McNulty himself produces between 10 and 15 pianos a year, spending 800 to 6,000 hours on each of the instrument­s, whose prices start at 30,000 euros ($37,000) apiece, lifetime warranty included.

Raw materials

McNulty moved to the Czech Republic in 1995 via the Netherland­s, in search of quality spruce logs for his instrument­s.

“The Schwarzenb­erg forest in the Czech Sumava (mountains) is the original source of wood for fortepiano makers in Vienna and elsewhere,” said McNulty, who recently received Czech citizenshi­p.

“I get the tree and I saw it up into eighths and they sit out in the garden for five or 10 years and then I slice it up on a saw into soundboard pieces,” he said.

Besides the soundboard wood, McNulty uses iron strings, not steel, and the hammer heads are covered with the skin of hair sheep, an old breed with shorter hair than the thick wool of their modern cousins.
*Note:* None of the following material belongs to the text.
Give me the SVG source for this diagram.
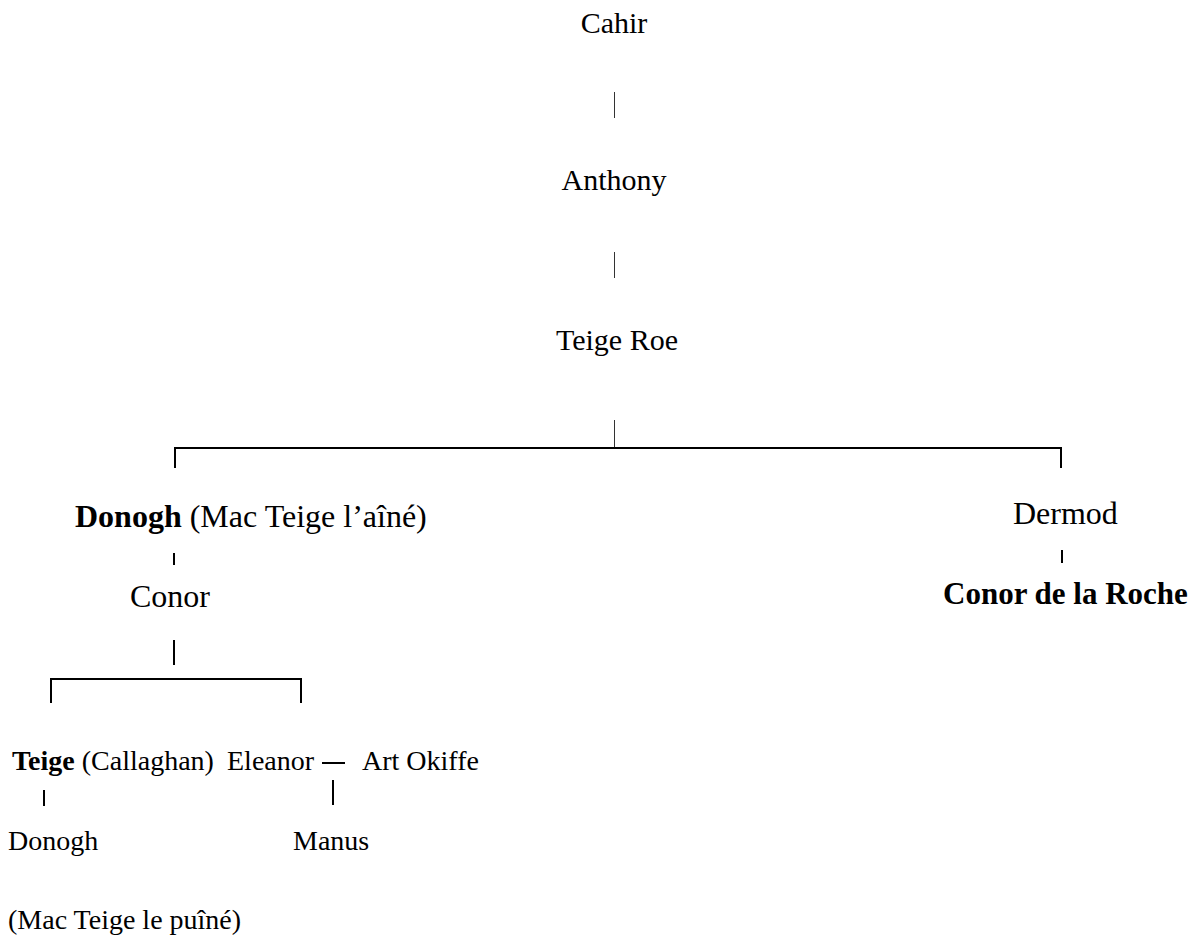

The former guitar and lute player confessed that he cannot play the piano, but he has a very capable tester at hand: His wife, Viviana Sofronitsk­y, a fortepiano virtuoso and the daughter of acclaimed Russian pianist Vladimir Sofronitsk­y.

Russian pianist Alexei Lubimov once said: “For me, Paul McNulty is the embodiment of the ideal master, who is summarizin­g the makers from different epochs.

“He is a master who is able to travel through time as if he had magic boots. He can go from Mozart’s era to Chopin’s, then from Brahms’ back to Beethoven.”